--- START OF Record extracts ---

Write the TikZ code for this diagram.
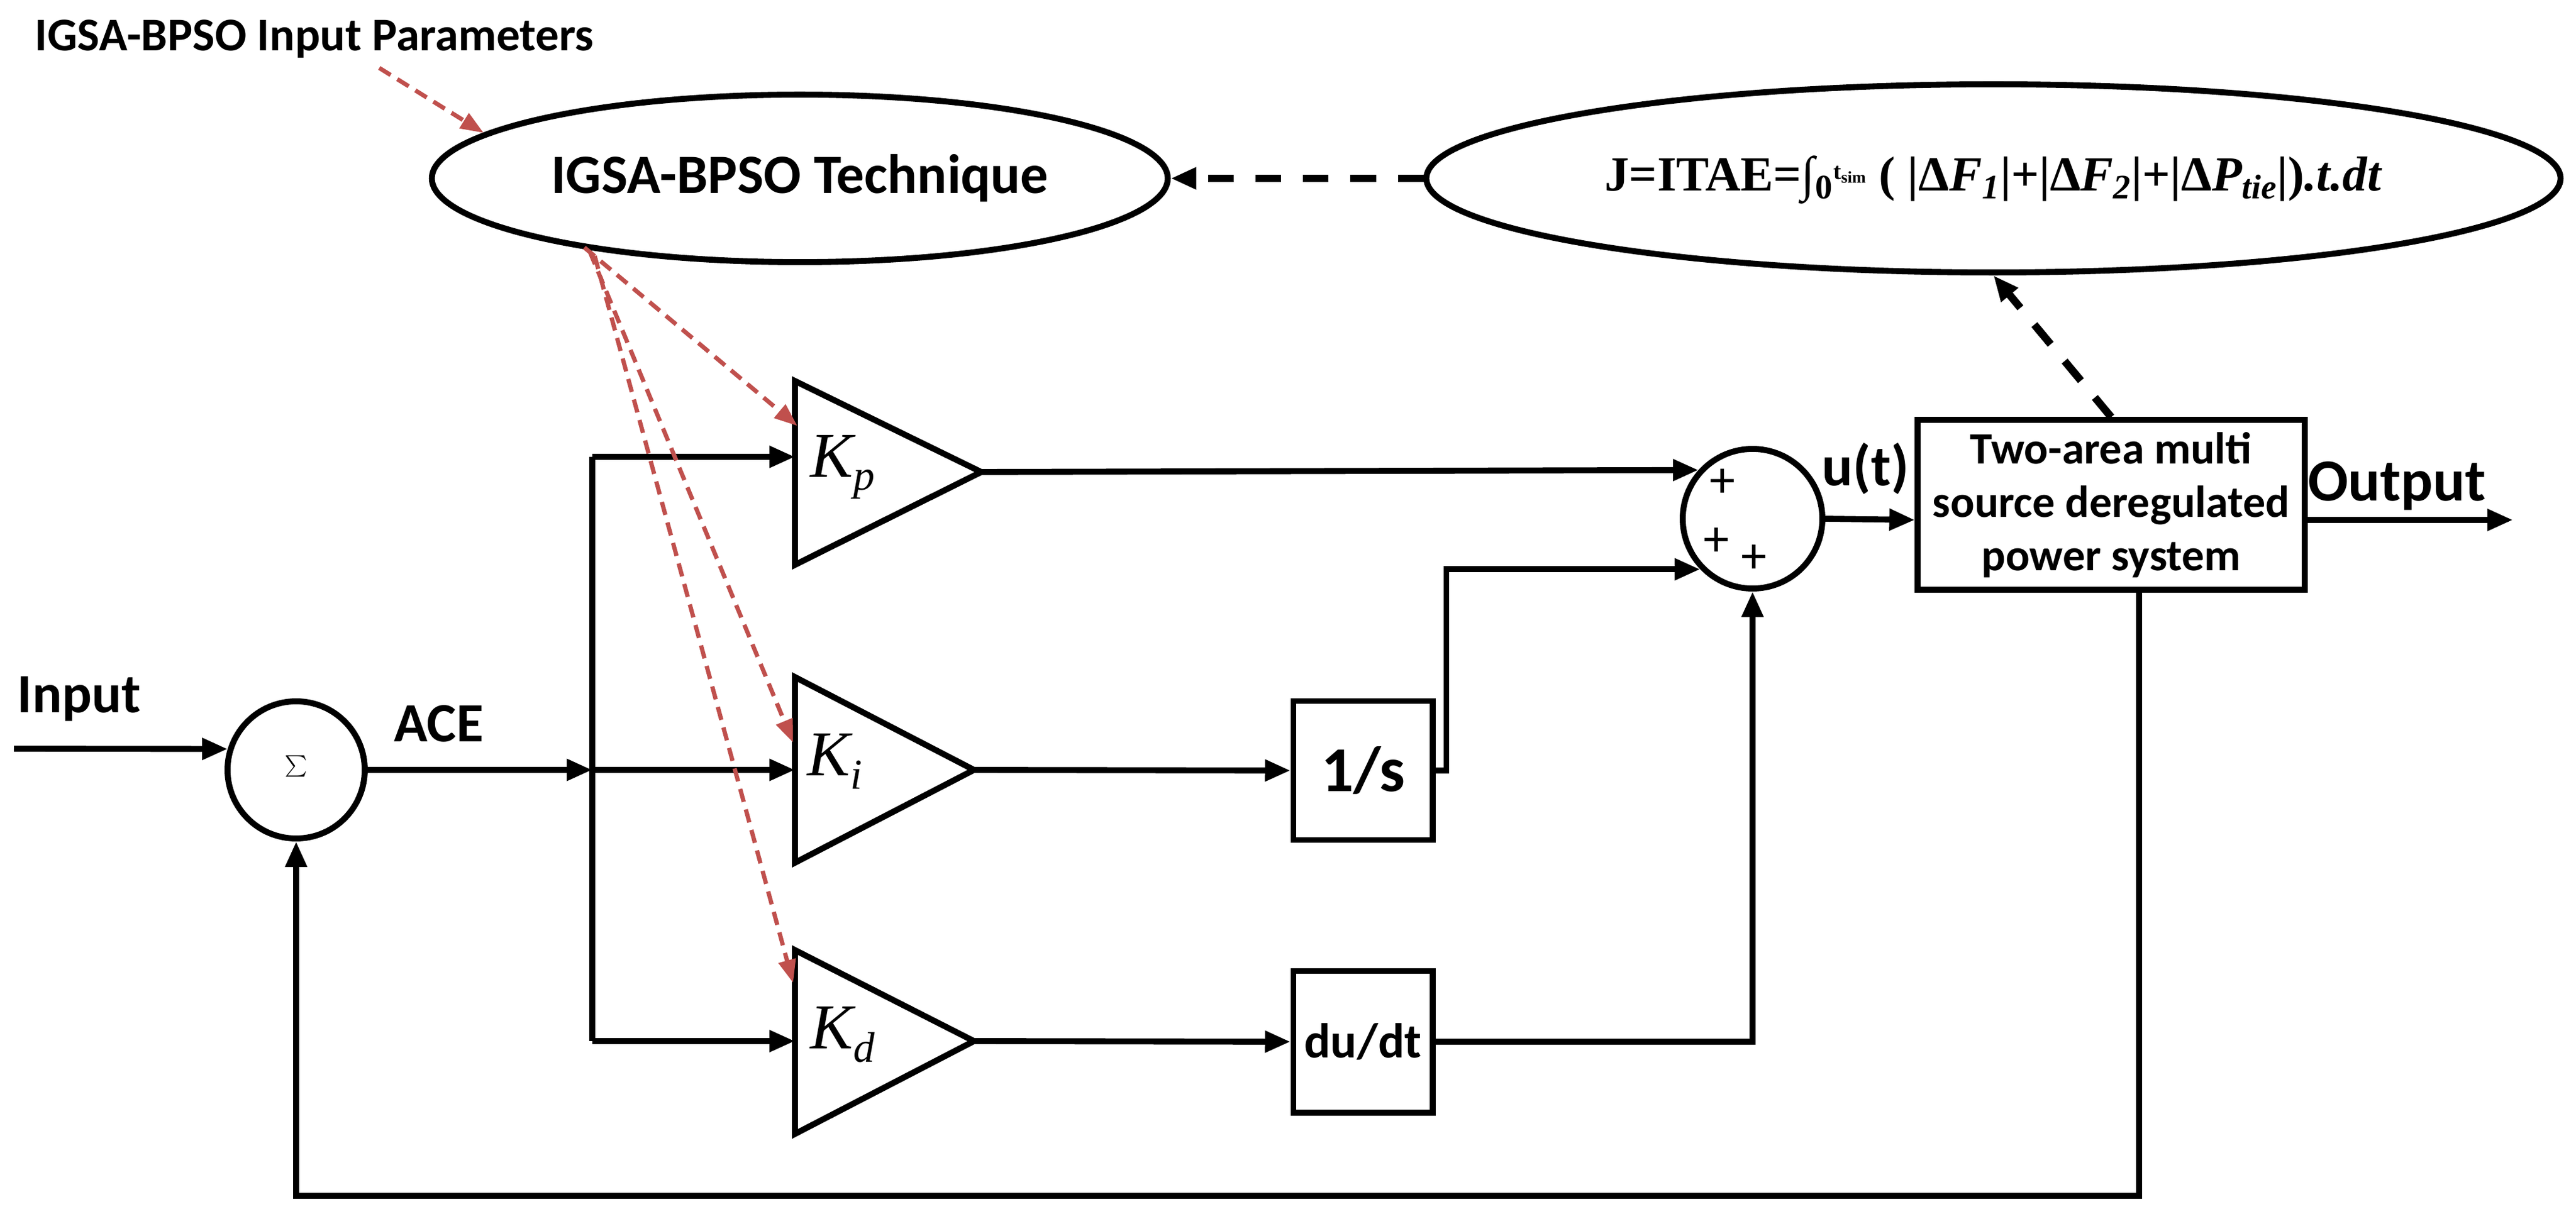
\documentclass[tikz,border=0pt]{standalone}
\usepackage{fontspec}
\setmainfont{Carlito}
\newfontfamily\serifx{Liberation Serif}
\usetikzlibrary{arrows.meta,shapes.geometric}
\definecolor{redd}{RGB}{192,80,77}
\begin{document}
\begin{tikzpicture}[x=0.01cm,y=-0.01cm,
  ln/.style={line width=2.8pt},
  arr/.style={ln,-{Triangle[length=0.42cm,width=0.34cm]}},
  dsh/.style={line width=3.6pt,dash pattern=on 0.42cm off 0.36cm,-{Triangle[length=0.42cm,width=0.34cm]}},
  rd/.style={draw=redd,line width=2pt,dash pattern=on 0.22cm off 0.13cm,-{Triangle[length=0.38cm,width=0.28cm]},redd},
  lbl/.style={font=\fontsize{26}{31}\selectfont\bfseries,inner sep=0pt},
  blk/.style={draw,line width=2.8pt,inner sep=0pt},
  kk/.style={font=\serifx\fontsize{30}{30}\selectfont\itshape,inner sep=0pt,anchor=west}]
\useasboundingbox (0,0) rectangle (4245,2001);
% top
\node[lbl,font=\fontsize{22}{26}\selectfont\bfseries,anchor=west] (title) at (57,64) {IGSA-BPSO Input Parameters};
\node[blk,ellipse,minimum width=12.12cm,minimum height=2.76cm,lbl] (e1) at (1318,294) {IGSA-BPSO Technique};
\node[blk,ellipse,minimum width=18.68cm,minimum height=3.1cm] (e2) at (3285,294) {};
\node[inner sep=0pt,font=\serifx\fontsize{23}{26}\selectfont\bfseries] (form) at (3285,296)
 {J=ITAE=∫\textsubscript{0}\raisebox{0.5ex}{\fontsize{11}{11}\selectfont t\textsubscript{sim}} ( |Δ\textit{F\textsubscript{1}}|+|Δ\textit{F\textsubscript{2}}|+|Δ\textit{P\textsubscript{tie}}|)\textit{.t.dt}};
% sum 1
\node[blk,circle,minimum size=2.26cm] (s1) at (488,1269) {};
\node[inner sep=0pt,font=\fontsize{40}{40}\selectfont] at (488,1265) {$\sum$};
\coordinate (inL) at (23,1234);
\node[lbl,anchor=west] (inp) at (28,1152) {Input};
\node[lbl] (ace) at (723,1193) {ACE};
\coordinate (br) at (976,1269);
% triangles
\coordinate (kpa) at (1310,628); \coordinate (kpb) at (1310,931); \coordinate (kpt) at (1617,778);
\coordinate (kia) at (1310,1116); \coordinate (kib) at (1310,1422); \coordinate (kit) at (1605,1269);
\coordinate (kda) at (1310,1566); \coordinate (kdb) at (1310,1869); \coordinate (kdt) at (1605,1716);
\draw[ln,line join=miter] (kpa) -- (kpt) -- (kpb) -- cycle;
\draw[ln,line join=miter] (kia) -- (kit) -- (kib) -- cycle;
\draw[ln,line join=miter] (kda) -- (kdt) -- (kdb) -- cycle;
\node[kk] (kp) at (1335,770) {K\raisebox{-0.45ex}{\fontsize{20}{20}\selectfont p}};
\node[kk] (ki) at (1330,1255) {K\raisebox{-0.45ex}{\fontsize{20}{20}\selectfont i}};
\node[kk] (kd) at (1335,1705) {K\raisebox{-0.45ex}{\fontsize{20}{20}\selectfont d}};
\coordinate (kpin) at (1310,753); \coordinate (kiin) at (1310,1269); \coordinate (kdin) at (1310,1716);
% blocks
\node[blk,minimum width=2.29cm,minimum height=2.29cm,lbl,font=\fontsize{30}{30}\selectfont\bfseries] (int) at (2246,1270) {1/s};
\node[blk,minimum width=2.29cm,minimum height=2.33cm,lbl,font=\fontsize{23}{26}\selectfont\bfseries] (der) at (2246,1717) {du/dt};
\node[blk,circle,minimum size=2.3cm] (s2) at (2888,855) {};
\node[inner sep=0pt,font=\fontsize{24}{24}\selectfont] at (2838,796) {+};
\node[inner sep=0pt,font=\fontsize{24}{24}\selectfont] at (2828,893) {+};
\node[inner sep=0pt,font=\fontsize{24}{24}\selectfont] at (2890,921) {+};
\node[blk,minimum width=6.37cm,minimum height=2.79cm,align=center,font=\fontsize{21}{25}\selectfont\bfseries] (sys) at (3479,832) {Two-area multi\\source deregulated\\power system};
\node[lbl,font=\fontsize{27}{30}\selectfont\bfseries] (ut) at (3074,772) {u(t)};
\node[lbl,font=\fontsize{28}{30}\selectfont\bfseries] (outl) at (3950,801) {Output};
\coordinate (outR) at (4141,857);
\coordinate (fb) at (3525,1971);
% connectors
\draw[arr] (inL) -- (s1.163);
\draw[arr] (s1.east) -- (br);
\draw[ln] (br |- kpin) -- (br |- kdin);
\draw[arr] (br |- kpin) -- (kpin);
\draw[arr] (br) -- (kiin);
\draw[arr] (br |- kdin) -- (kdin);
\draw[arr] (kpt) -- (s2.138);
\draw[arr] (kit) -- (int.west);
\draw[arr] (int.east) -- ++(18,0) |- (s2.224);
\draw[arr] (kdt) -- (der.west);
\draw[arr] (der.east) -| (s2.south);
\draw[arr] (s2.east) -- (sys.west |- 0,857);
\draw[arr] (sys.east |- outR) -- (outR);
\draw[arr] (sys.south -| fb) -- (fb) -| (s1.south);
\draw[dsh] (sys.north) -- (e2.south);
\draw[dsh] (e2.west) -- (e1.east);
% red dashed
\draw[rd] (625,112) -- (797,219);
\draw[rd] (963,408) -- (1314,702);
\draw[rd] (972,415) -- (1307,1224);
\draw[rd] (980,422) -- (1307,1620);
\end{tikzpicture}
\end{document}
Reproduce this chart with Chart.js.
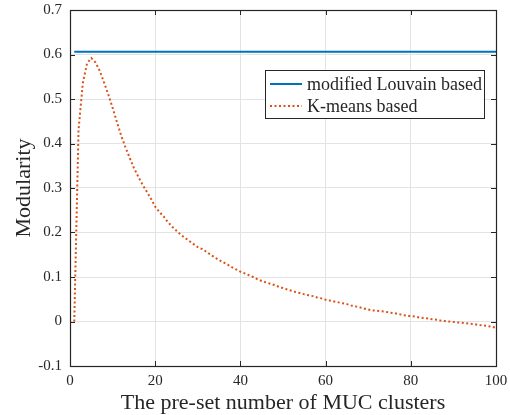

--- END OF Record extracts ---

▸ **Aim of the task**
Output all of the records exactly as they appear above, but not the pictures.

▸ **The reply**
Write the TikZ code for this diagram.
\documentclass[tikz,border=0pt]{standalone}
\usepackage{fontspec}
\setmainfont{Carlito}
\newfontfamily\serifx{Liberation Serif}
\usetikzlibrary{arrows.meta,shapes.geometric}
\definecolor{redd}{RGB}{192,80,77}
\begin{document}
\begin{tikzpicture}[x=0.01cm,y=-0.01cm,
  ln/.style={line width=2.8pt},
  arr/.style={ln,-{Triangle[length=0.42cm,width=0.34cm]}},
  dsh/.style={line width=3.6pt,dash pattern=on 0.42cm off 0.36cm,-{Triangle[length=0.42cm,width=0.34cm]}},
  rd/.style={draw=redd,line width=2pt,dash pattern=on 0.22cm off 0.13cm,-{Triangle[length=0.38cm,width=0.28cm]},redd},
  lbl/.style={font=\fontsize{26}{31}\selectfont\bfseries,inner sep=0pt},
  blk/.style={draw,line width=2.8pt,inner sep=0pt},
  kk/.style={font=\serifx\fontsize{30}{30}\selectfont\itshape,inner sep=0pt,anchor=west}]
\useasboundingbox (0,0) rectangle (4245,2001);
% top
\node[lbl,font=\fontsize{22}{26}\selectfont\bfseries,anchor=west] (title) at (57,64) {IGSA-BPSO Input Parameters};
\node[blk,ellipse,minimum width=12.12cm,minimum height=2.76cm,lbl] (e1) at (1318,294) {IGSA-BPSO Technique};
\node[blk,ellipse,minimum width=18.68cm,minimum height=3.1cm] (e2) at (3285,294) {};
\node[inner sep=0pt,font=\serifx\fontsize{23}{26}\selectfont\bfseries] (form) at (3285,296)
 {J=ITAE=∫\textsubscript{0}\raisebox{0.5ex}{\fontsize{11}{11}\selectfont t\textsubscript{sim}} ( |Δ\textit{F\textsubscript{1}}|+|Δ\textit{F\textsubscript{2}}|+|Δ\textit{P\textsubscript{tie}}|)\textit{.t.dt}};
% sum 1
\node[blk,circle,minimum size=2.26cm] (s1) at (488,1269) {};
\node[inner sep=0pt,font=\fontsize{40}{40}\selectfont] at (488,1265) {$\sum$};
\coordinate (inL) at (23,1234);
\node[lbl,anchor=west] (inp) at (28,1152) {Input};
\node[lbl] (ace) at (723,1193) {ACE};
\coordinate (br) at (976,1269);
% triangles
\coordinate (kpa) at (1310,628); \coordinate (kpb) at (1310,931); \coordinate (kpt) at (1617,778);
\coordinate (kia) at (1310,1116); \coordinate (kib) at (1310,1422); \coordinate (kit) at (1605,1269);
\coordinate (kda) at (1310,1566); \coordinate (kdb) at (1310,1869); \coordinate (kdt) at (1605,1716);
\draw[ln,line join=miter] (kpa) -- (kpt) -- (kpb) -- cycle;
\draw[ln,line join=miter] (kia) -- (kit) -- (kib) -- cycle;
\draw[ln,line join=miter] (kda) -- (kdt) -- (kdb) -- cycle;
\node[kk] (kp) at (1335,770) {K\raisebox{-0.45ex}{\fontsize{20}{20}\selectfont p}};
\node[kk] (ki) at (1330,1255) {K\raisebox{-0.45ex}{\fontsize{20}{20}\selectfont i}};
\node[kk] (kd) at (1335,1705) {K\raisebox{-0.45ex}{\fontsize{20}{20}\selectfont d}};
\coordinate (kpin) at (1310,753); \coordinate (kiin) at (1310,1269); \coordinate (kdin) at (1310,1716);
% blocks
\node[blk,minimum width=2.29cm,minimum height=2.29cm,lbl,font=\fontsize{30}{30}\selectfont\bfseries] (int) at (2246,1270) {1/s};
\node[blk,minimum width=2.29cm,minimum height=2.33cm,lbl,font=\fontsize{23}{26}\selectfont\bfseries] (der) at (2246,1717) {du/dt};
\node[blk,circle,minimum size=2.3cm] (s2) at (2888,855) {};
\node[inner sep=0pt,font=\fontsize{24}{24}\selectfont] at (2838,796) {+};
\node[inner sep=0pt,font=\fontsize{24}{24}\selectfont] at (2828,893) {+};
\node[inner sep=0pt,font=\fontsize{24}{24}\selectfont] at (2890,921) {+};
\node[blk,minimum width=6.37cm,minimum height=2.79cm,align=center,font=\fontsize{21}{25}\selectfont\bfseries] (sys) at (3479,832) {Two-area multi\\source deregulated\\power system};
\node[lbl,font=\fontsize{27}{30}\selectfont\bfseries] (ut) at (3074,772) {u(t)};
\node[lbl,font=\fontsize{28}{30}\selectfont\bfseries] (outl) at (3950,801) {Output};
\coordinate (outR) at (4141,857);
\coordinate (fb) at (3525,1971);
% connectors
\draw[arr] (inL) -- (s1.163);
\draw[arr] (s1.east) -- (br);
\draw[ln] (br |- kpin) -- (br |- kdin);
\draw[arr] (br |- kpin) -- (kpin);
\draw[arr] (br) -- (kiin);
\draw[arr] (br |- kdin) -- (kdin);
\draw[arr] (kpt) -- (s2.138);
\draw[arr] (kit) -- (int.west);
\draw[arr] (int.east) -- ++(18,0) |- (s2.224);
\draw[arr] (kdt) -- (der.west);
\draw[arr] (der.east) -| (s2.south);
\draw[arr] (s2.east) -- (sys.west |- 0,857);
\draw[arr] (sys.east |- outR) -- (outR);
\draw[arr] (sys.south -| fb) -- (fb) -| (s1.south);
\draw[dsh] (sys.north) -- (e2.south);
\draw[dsh] (e2.west) -- (e1.east);
% red dashed
\draw[rd] (625,112) -- (797,219);
\draw[rd] (963,408) -- (1314,702);
\draw[rd] (972,415) -- (1307,1224);
\draw[rd] (980,422) -- (1307,1620);
\end{tikzpicture}
\end{document}
Reproduce this chart with Chart.js.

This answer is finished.